Over the next few years, the ranks of those hot spots will grow significantly. Even the National Mall in Washington, D.C., is getting Wi-Fi access. Research house Gartner predicts that more than 50 percent of all laptops will feature built-in wireless networking capability by the end of the year, and the number of hot spot users will triple to roughly 30 million worldwide. There's a wide range of companies planting Wi-Fi seeds. "Wi-Fi is truly democratic because there's no licensing process," says Pyramid Research analyst John Yunker. Wi-Fi providers run the gamut from mom and pop wireless shops to local wireless providers run by communities or entrepreneurs to national wireless carriers like T-Mobile.
With 4,600 public hot spots, or roughly 40 percent of the total number in the United States, T-Mobile is by far the industry leader. That's thanks largely to its relationship with Starbucks. The wireless carrier has outfitted nearly 3,000 of the chain's coffee shops with Wi-Fi. Customers can buy a day pass for $9.99 or purchase a T-Mobile Wi-Fi account for $29.99 per month for unlimited access (T-Mobile cellular customers pay even less). For T-Mobile, Wi-Fi is a major part of the company's overall strategy. About a third of its Wi-Fi users are also cellular phone service subscribers, and Wi-Fi garners an average of $20 in additional revenue each month from those customers. T-Mobile also provides Wi-Fi access at more than 100 airline clubs for American, Delta, and United, more than 400 Borders Books and Music stores, and 1,100 Kinko's outlets.
A refill, please. For Starbucks and other retailers, Wi-Fi is all about encouraging customers, especially the business customers that many retailers covet--executives jetting across the country, salespeople covering a territory by car, and freelance creative types traversing the neighborhood on foot--to spend more time in their shops, restaurants, hotels, airports, and office service centers. After all, the longer the visitor stays, the more money he or she is apt to spend on coffee, burgers, books, CDs, copies, or whatever else the retailer happens to be peddling. It's all about time: time spent checking E-mail, calling up Web sites, and sipping more cafe lattes. "The average Starbucks customer stays in the store five to seven minutes," says Joe Sims, vice president and general manager of T-Mobile HotSpot, the Wi-Fi division of T-Mobile USA. "The average T-Mobile HotSpot customer spends more than an hour."Indeed, Starbucks credits Wi-Fi with contributing to the chain's increased revenues.

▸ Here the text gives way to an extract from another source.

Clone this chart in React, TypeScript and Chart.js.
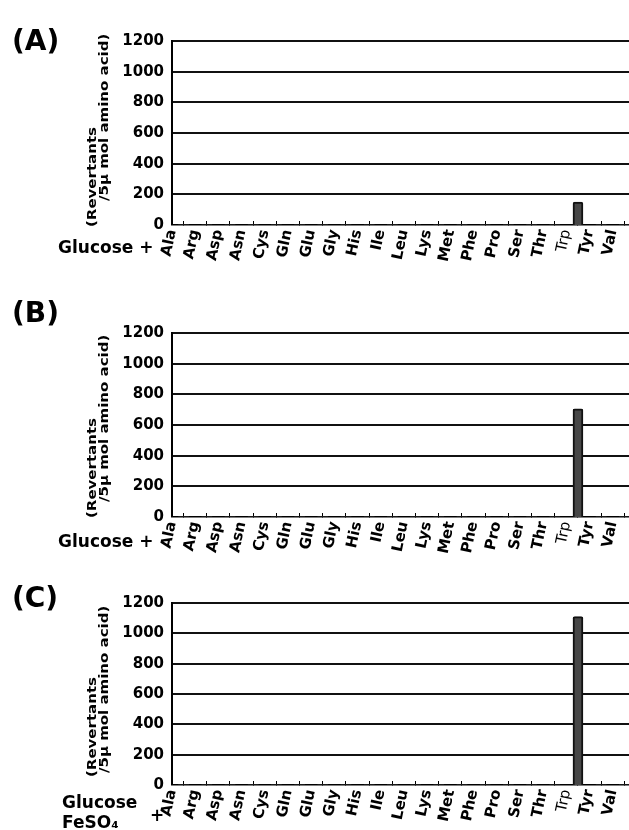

Equipping retailers with Wi-Fi can be an extremely complicated endeavor, particularly when the retailer has a seemingly endless supply of storefronts. Take McDonald's, which is rolling out Internet access ($2.95 for two hours) at many of its Golden Arches. "There's much more involved than just setting up access points and hoping customers will come," says Dan Lowden, vice president of marketing for Austin, Texas-based Wayport, which beat out Toshiba and Cometa for the McDonald's account. Each would-be hot spot must be surveyed to determine how many access points are needed and how to set them up without interfering with other nearby points. High-speed land lines must also be installed.